Much of this is selection bias: if it bleeds, it leads, in both mass media and social-media algorithms. But it does seem plausible that the Internet is contributing to this kaleidoscope, to this growth in worrisome fringe subcultures, in three separate ways: complexity, information, and connectivity.
Connectivity is the most obvious avenue. The Internet empowers everyone to find their like-minded people, and this is as true of the hateful and vengeful as it is of the dispossessed and downtrodden. Furthermore, the power of a group increases nonlinearly with its size. The hateful views of one man in a community of 100 people are unlikely to make a huge collective difference; worst case, they become a fabled missing stair. But 1% of a nation of 100 million? That’s a million people. That’s a movement ready to join, to march, to pay tithes, to reinforce one another.

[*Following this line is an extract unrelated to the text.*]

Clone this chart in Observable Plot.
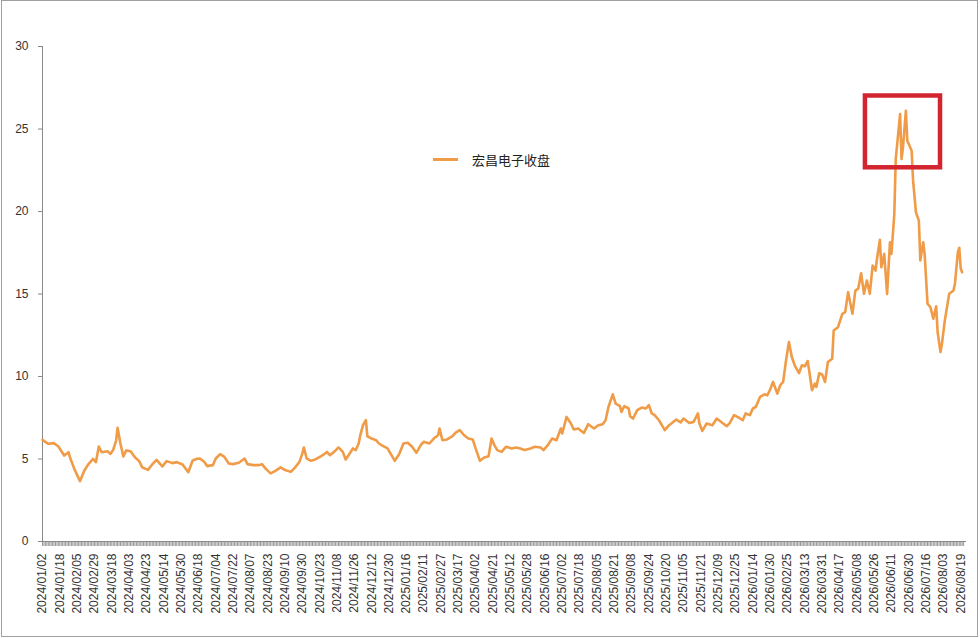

Information is more subtle. There’s a fascinating quote from the recent New Yorker profile of William Gibson: “Gibson noticed that people with access to unlimited information could develop illusions of omniscience.” You can get any kind of information you want on the Internet. You can find what appear at first glance to be closely argued and well-supported claims that global warming will kill off all but half a billion people by the end of this century, and also, if you prefer, that global warming is an authoritarian hoax.
No wonder people increasingly act as if the truth is something you choose from a buffet rather than a fact that will eventually bite you, hard, if you refuse to believe in it. As Philip K. Dick put it, “Reality is that which, when you stop believing in it, doesn’t go away.” But if all your information comes from the Internet, and is never testable, you never have to stop believing in it … until it’s far too late.
Complexity is, I think, the saddest. It has nothing to do with being led astray by evil companions or disinformation. It’s just that our modern world has become so complicated, such an endless buzz of noise and events and obligations, that lashing back against it, fixating on a simple solution to all the world’s problems, makes people feel strong. This delightful article about schisms among believers in a flat Earth includes the telling quote: “When you find out the Earth is flat … then you become empowered.”
Is the world going to get weirder yet, with new and more bizarre and inexplicable subcultures erupting from the Internet with every passing year? Have we hit the plateau of an S-curve? Or are we in a local minimum, and as we get better at dealing with connectivity and complexity, will we look back on these as the crazy years? My money’s on door number two … but I’ve been outweirded before.